▶ Exercise directions
Retype only what runs from the first line of the listing to the line holding "const stressMarked = [1]; // ABal highlighted", both included. Do not retype the pictures.

▶ Data excerpt
------------------------------------------------------------------------

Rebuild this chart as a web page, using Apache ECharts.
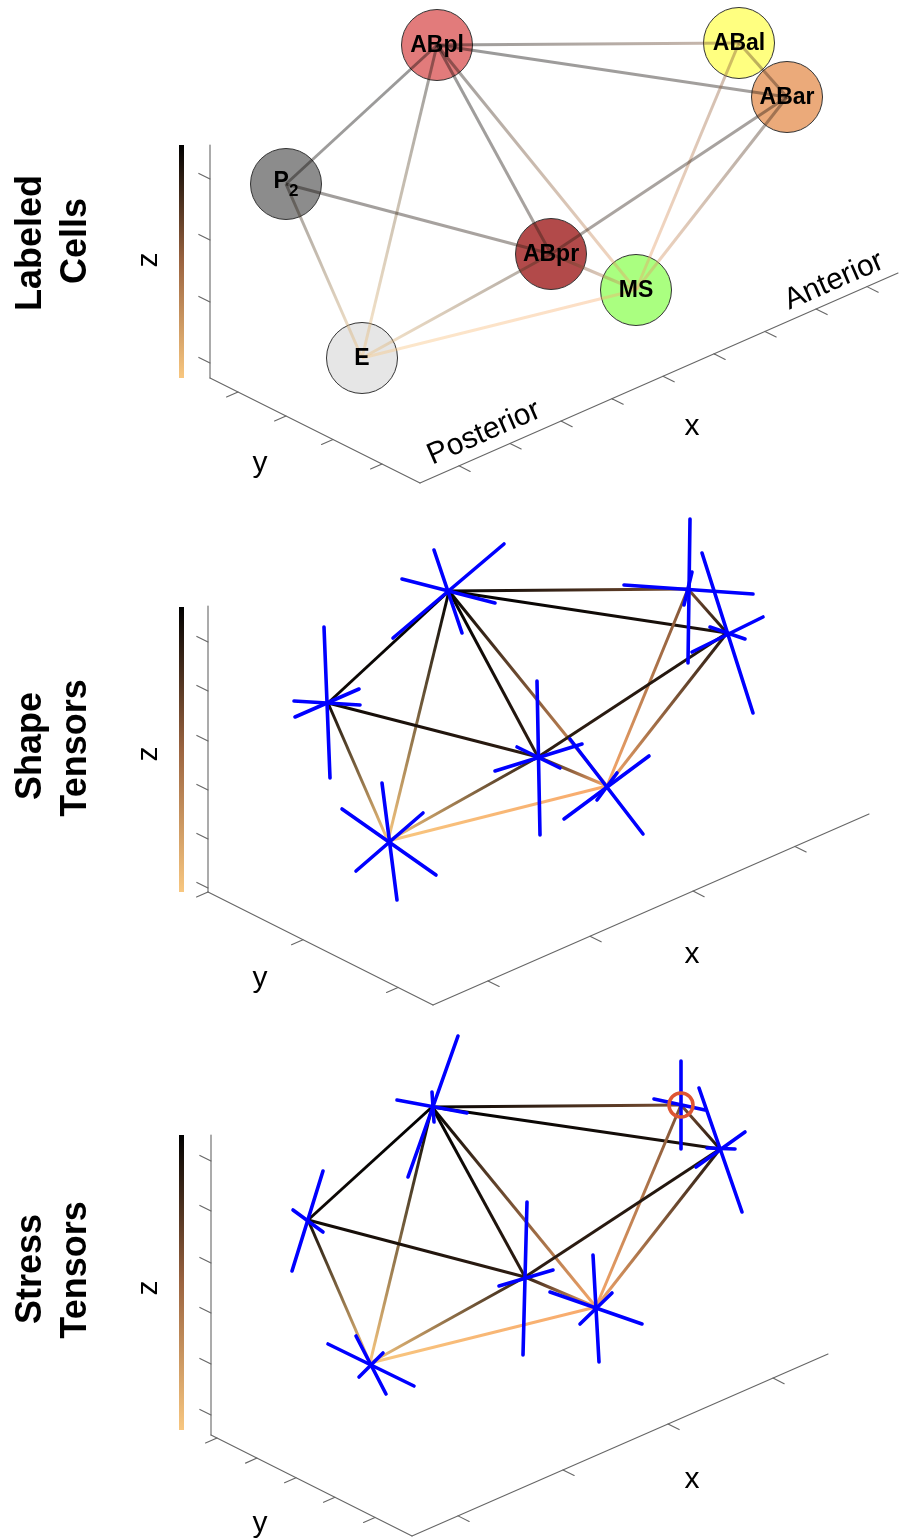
<!DOCTYPE html>
<html><head><meta charset="utf-8">
<script src="https://cdn.jsdelivr.net/npm/echarts@6/dist/echarts.min.js"></script>
<style>html,body{margin:0;padding:0;background:#fff}#c{width:900px;height:1540px}</style>
</head><body><div id="c"></div>
<script>
// ---------- data ----------
const cells = ['ABpl','ABal','ABar','P2','ABpr','MS','E'];
// normalised height (z) of every cell -> edge colour (copper map, dark = high)
const cellZ = [1.0, 0.6, 0.9, 0.95, 0.85, 0.15, 0.0];
const edges = [[0,1],[0,2],[0,3],[0,6],[0,4],[0,5],[1,2],[1,5],[2,4],[2,5],[3,4],[3,6],[4,5],[4,6],[5,6]];

// projected cell centres for the three views
const posCells  = [[437,45],[739,43],[787,97],[286,184],[551,254],[636,290],[362,358]];
const posShape  = [[449,591],[688,589],[727,633],[328,703],[538,757],[607,786],[388,841]];
const posStress = [[432,1107],[681,1105],[720,1149],[308,1220],[525,1277],[596,1307],[370,1363]];

// projected principal axes of tensors (segment end points), per cell
const shapeTensors = [
  [[402,579,495,603],[434,550,462,633],[504,544,393,638]],
  [[624,585,753,594],[690,519,688,663],[692,572,684,605]],
  [[702,553,753,713],[763,617,692,652],[710,627,745,639]],
  [[324,627,330,778],[294,701,360,705],[295,717,359,689]],
  [[537,681,540,835],[495,771,582,744],[517,747,560,768]],
  [[564,819,649,756],[570,739,643,834],[617,773,597,800]],
  [[382,783,397,900],[342,809,436,875],[423,813,356,871]]
];
const stressTensors = [
  [[458,1036,408,1177],[397,1100,467,1113],[432,1092,434,1122]],
  [[681,1061,681,1149],[654,1099,705,1110]],
  [[699,1088,742,1212],[745,1132,696,1167],[707,1148,735,1149]],
  [[323,1171,292,1271],[293,1210,323,1232]],
  [[527,1202,523,1355],[499,1286,553,1270]],
  [[593,1255,599,1362],[550,1292,642,1324],[580,1324,612,1293]],
  [[328,1344,414,1386],[356,1336,386,1394],[359,1377,383,1353]]
];
const stressMarked = [1]; // ABal highlighted

// 3-D axis frames (projected) and tick positions
const frames = [
  {zx:210, zTop:145, zBottom:378, corner:[420,483], xEnd:[898,273],
   zTicks:[179,240,302,363], yTicks:[238,286,333,382], xTicks:[459,510,561,612,663,714,765,816,867]},
  {zx:208, zTop:606, zBottom:892, corner:[433,1005], xEnd:[869,814],
   zTicks:[642,691,741,790,839,888], yTicks:[208,303,398], xTicks:[488,590,693,795]},
  {zx:211, zTop:1135, zBottom:1435, corner:[412,1536], xEnd:[828,1354],
   zTicks:[1161,1211,1263,1313,1364,1415], yTicks:[217,257,296,335,375], xTicks:[458,563,668,773]}
];
const colorbars = [[181.5,145,378],[181.5,607,892],[181.5,1135,1430]];
const panelTitles = [['Labeled','Cells'],['Shape','Tensors'],['Stress','Tensors']];
const titleY = [[243,241],[746,748],[1269,1270]];
const axisLabelPos = {z:[[149,260],[149,754],[149,1288]], y:[[260,464],[260,979],[260,1524]], x:[[692,427],[692,955],[692,1480]]};

// ---------- styles ----------
const cellColors = {ABpl:'#e27b7b', ABal:'#ffff80', ABar:'#ebaa7a', P2:'#8c8c8c', ABpr:'#b24a4a', MS:'#aaff80', E:'#e6e6e6'};
const FONT = '"Liberation Sans", Arial, Helvetica, sans-serif';

function copper(t){
  const s = 1 - t;
  return 'rgb(' + Math.round(248*Math.min(1,1.25*s)) + ',' + Math.round(255*0.7812*s) + ',' + Math.round(255*0.5*s) + ')';
}
function unit(dx,dy){const l=Math.hypot(dx,dy);return [dx/l,dy/l];}
function frameSegments(f){
  const segs=[]; const [cx,cy]=f.corner, [ex,ey]=f.xEnd;
  segs.push([f.zx,f.zTop,f.zx,f.zBottom],[f.zx,f.zBottom,cx,cy],[cx,cy,ex,ey]);
  const yd=unit(cx-f.zx,cy-f.zBottom), xd=unit(ex-cx,ey-cy), L=12.5;
  f.zTicks.forEach(y=>segs.push([f.zx,y,f.zx-yd[0]*L,y-yd[1]*L]));
  f.yTicks.forEach(x=>{const y=f.zBottom+(x-f.zx)*(cy-f.zBottom)/(cx-f.zx);segs.push([x,y,x-xd[0]*L,y-xd[1]*L]);});
  f.xTicks.forEach(x=>{const y=cy+(x-cx)*(ey-cy)/(ex-cx);segs.push([x,y,x+yd[0]*L,y+yd[1]*L]);});
  return segs;
}
function edgeData(pos){return edges.map(([a,b])=>[pos[a][0],pos[a][1],pos[b][0],pos[b][1],cellZ[a],cellZ[b]]);}
function tensorData(t){const out=[];t.forEach(list=>list.forEach(s=>out.push(s)));return out;}

function lineRender(stroke,width){
  return function(params,api){
    const p1=api.coord([api.value(0),api.value(1)]), p2=api.coord([api.value(2),api.value(3)]);
    return {type:'line',shape:{x1:p1[0],y1:p1[1],x2:p2[0],y2:p2[1]},style:{stroke:stroke,lineWidth:width,lineCap:'round'}};
  };
}
function edgeRender(opacity){
  return function(params,api){
    const p1=api.coord([api.value(0),api.value(1)]), p2=api.coord([api.value(2),api.value(3)]);
    const g=new echarts.graphic.LinearGradient(p1[0],p1[1],p2[0]+0.01,p2[1]+0.01,
      [{offset:0,color:copper(api.value(4))},{offset:1,color:copper(api.value(5))}],true);
    return {type:'line',shape:{x1:p1[0],y1:p1[1],x2:p2[0],y2:p2[1]},style:{stroke:g,lineWidth:3,lineCap:'butt',opacity:opacity}};
  };
}
function colorbarRender(params,api){
  const p1=api.coord([api.value(0),api.value(1)]), p2=api.coord([api.value(0),api.value(2)]);
  const g=new echarts.graphic.LinearGradient(0,0,0,1,[{offset:0,color:copper(1)},{offset:0.5,color:copper(0.5)},{offset:1,color:copper(0)}]);
  return {type:'rect',shape:{x:p1[0]-2.5,y:p1[1],width:5,height:p2[1]-p1[1]},style:{fill:g}};
}
function labelRender(params,api){
  const p=api.coord([api.value(0),api.value(1)]);
  const name=cells[params.dataIndex];
  const txt = name==='P2' ? '{p|P}{s|2}' : '{b|'+name+'}';
  return {type:'text',x:p[0],y:p[1]+1,style:{text:txt,align:'center',verticalAlign:'middle',
    rich:{b:{fontSize:23,fontWeight:'bold',fontFamily:FONT,fill:'#000',color:'#000'},
          p:{fontSize:23,fontWeight:'bold',fontFamily:FONT,fill:'#000',color:'#000',verticalAlign:'top',lineHeight:29},
          s:{fontSize:17,fontWeight:'bold',fontFamily:FONT,fill:'#000',color:'#000',verticalAlign:'bottom',lineHeight:29}}}};
}

const series=[];
const base={type:'custom',coordinateSystem:'cartesian2d',silent:true,clip:false,animation:false,encode:{x:0,y:1}};
frames.forEach(f=>series.push(Object.assign({},base,{renderItem:lineRender('#666',1.1),data:frameSegments(f),z:1})));
series.push(Object.assign({},base,{renderItem:colorbarRender,data:colorbars,z:1}));
// panel 1: circles, translucent edges, labels
series.push({type:'scatter',silent:true,animation:false,z:2,symbol:'circle',symbolSize:71,
  data:posCells.map((p,i)=>({value:p,itemStyle:{color:cellColors[cells[i]],borderColor:'#333',borderWidth:1,opacity:1}}))});
series.push(Object.assign({},base,{renderItem:edgeRender(0.4),data:edgeData(posCells),z:3}));
series.push(Object.assign({},base,{renderItem:labelRender,data:posCells,z:4}));
// panel 2 & 3: edges and tensors
series.push(Object.assign({},base,{renderItem:edgeRender(1),data:edgeData(posShape),z:3}));
series.push(Object.assign({},base,{renderItem:edgeRender(1),data:edgeData(posStress),z:3}));
series.push(Object.assign({},base,{renderItem:lineRender('#0000ff',3.6),data:tensorData(shapeTensors),z:5}));
series.push(Object.assign({},base,{renderItem:lineRender('#0000ff',3.6),data:tensorData(stressTensors),z:5}));
series.push({type:'scatter',silent:true,animation:false,z:6,symbol:'circle',symbolSize:24,
  data:stressMarked.map(i=>posStress[i]),itemStyle:{color:'rgba(0,0,0,0)',borderColor:'#de5533',borderWidth:3.5,opacity:1}});

// ---------- texts ----------
const graphics=[];
function txt(x,y,text,size,weight,rot){
  graphics.push({type:'text',x:x,y:y,rotation:rot||0,silent:true,
    style:{text:text,fontSize:size,fontWeight:weight,fontFamily:FONT,fill:'#000',
      textAlign:'center',textVerticalAlign:'middle',align:'center',verticalAlign:'middle'}});
}
panelTitles.forEach((t,i)=>{txt(31,titleY[i][0],t[0],36,'bold',Math.PI/2);txt(76,titleY[i][1],t[1],36,'bold',Math.PI/2);});
axisLabelPos.z.forEach(p=>txt(p[0],p[1],'z',30,'normal',Math.PI/2));
axisLabelPos.y.forEach(p=>txt(p[0],p[1],'y',30,'normal',0));
axisLabelPos.x.forEach(p=>txt(p[0],p[1],'x',30,'normal',0));
const ang=Math.atan2(frames[0].corner[1]-frames[0].xEnd[1],frames[0].xEnd[0]-frames[0].corner[0]);
txt(484,433,'Posterior',30,'normal',ang);
txt(834,281,'Anterior',30,'normal',ang);

const chart=echarts.init(document.getElementById('c'),null,{renderer:'canvas'});
chart.setOption({
  animation:false,
  backgroundColor:'#fff',
  grid:{left:0,top:0,width:900,height:1540},
  xAxis:{type:'value',min:0,max:900,show:false},
  yAxis:{type:'value',min:0,max:1540,inverse:true,show:false},
  series:series,
  graphic:{elements:graphics}
});
</script></body></html>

------------------------------------------------------------------------

▶ The solution
Rebuild this chart as a web page, using Apache ECharts.
<!DOCTYPE html>
<html><head><meta charset="utf-8">
<script src="https://cdn.jsdelivr.net/npm/echarts@6/dist/echarts.min.js"></script>
<style>html,body{margin:0;padding:0;background:#fff}#c{width:900px;height:1540px}</style>
</head><body><div id="c"></div>
<script>
// ---------- data ----------
const cells = ['ABpl','ABal','ABar','P2','ABpr','MS','E'];
// normalised height (z) of every cell -> edge colour (copper map, dark = high)
const cellZ = [1.0, 0.6, 0.9, 0.95, 0.85, 0.15, 0.0];
const edges = [[0,1],[0,2],[0,3],[0,6],[0,4],[0,5],[1,2],[1,5],[2,4],[2,5],[3,4],[3,6],[4,5],[4,6],[5,6]];

// projected cell centres for the three views
const posCells  = [[437,45],[739,43],[787,97],[286,184],[551,254],[636,290],[362,358]];
const posShape  = [[449,591],[688,589],[727,633],[328,703],[538,757],[607,786],[388,841]];
const posStress = [[432,1107],[681,1105],[720,1149],[308,1220],[525,1277],[596,1307],[370,1363]];

// projected principal axes of tensors (segment end points), per cell
const shapeTensors = [
  [[402,579,495,603],[434,550,462,633],[504,544,393,638]],
  [[624,585,753,594],[690,519,688,663],[692,572,684,605]],
  [[702,553,753,713],[763,617,692,652],[710,627,745,639]],
  [[324,627,330,778],[294,701,360,705],[295,717,359,689]],
  [[537,681,540,835],[495,771,582,744],[517,747,560,768]],
  [[564,819,649,756],[570,739,643,834],[617,773,597,800]],
  [[382,783,397,900],[342,809,436,875],[423,813,356,871]]
];
const stressTensors = [
  [[458,1036,408,1177],[397,1100,467,1113],[432,1092,434,1122]],
  [[681,1061,681,1149],[654,1099,705,1110]],
  [[699,1088,742,1212],[745,1132,696,1167],[707,1148,735,1149]],
  [[323,1171,292,1271],[293,1210,323,1232]],
  [[527,1202,523,1355],[499,1286,553,1270]],
  [[593,1255,599,1362],[550,1292,642,1324],[580,1324,612,1293]],
  [[328,1344,414,1386],[356,1336,386,1394],[359,1377,383,1353]]
];
const stressMarked = [1]; // ABal highlighted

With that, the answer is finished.